Hess and Horn begin by pointing out that the private sector, broadly defined — both for and non-profit — has been involved in education from the very beginning. Indeed, the first education had no overarching government participation. Parents taught their own children, and small communities organized themselves into individual schools. And even today, in the era of mass public education, private entities are closely involved: private schools, private companies that provide classroom materials and infrastructure, private teacher trainings and many others. More recently, the private sector has been getting involved through equity investment, with new startups working to bring innovation to the market.
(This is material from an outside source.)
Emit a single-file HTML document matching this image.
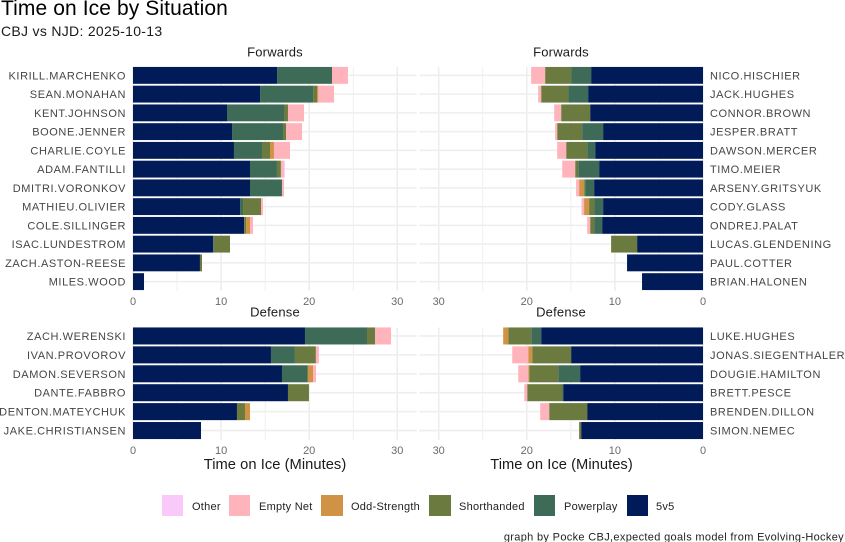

In their words, a “productive dialogue” is needed that would “include how best to harness for-profits, and what kinds of incentives and accountability measures will ensure a dynamic and performance-oriented marketplace while policing against undesirable behaviors.” Their suggestion for threading this needle is not for policies that restrict private provision of education, but rather for governments to define clear regulations to hold all participants in the education sector accountable.

The controversy over these efforts is not limited to the U.S.. Countries throughout Latin America, as well, wrestle with the same issues. In Chile, for instance, there has been, much as in the U.S., a sustained outcry over private sector involvement in education, with opponents arguing that the goal is to underhandedly “privatize” the sector. President-elect Michelle Bachelet ran her campaign on a platform of banning all for-profit activity from the higher education sector. Interestingly, Chile is arguably the Latin American country most open to private capital, as well as the highest regional performer in international educational assessment tests.

But the case of Chile and other developing countries shows that, above all, demand for quality education will continue to rise as better skills become increasingly critical in order to compete in a globalized economy. And with tighter public budget constraints and frustration over poor services, especially for low-income communities, the need for the kind of public-private dialogue and partnership that Hess and Horn advocate for has never been greater.

And this goes both ways — the new education entrepreneurs must, in their enthusiasm to take advantage of the enormous opportunities and challenges of the sector, be open to this dialogue in order to better understand the needs of the education sector, which is to say, the needs of students.

Hess and Horn perhaps put it best, concluding that “the advantages of for profits include their ability to move more nimbly, to more readily attract capital and talent… The flip side is that for profits may be less rooted in community institutions, less stable and more willing to cut services or personnel.”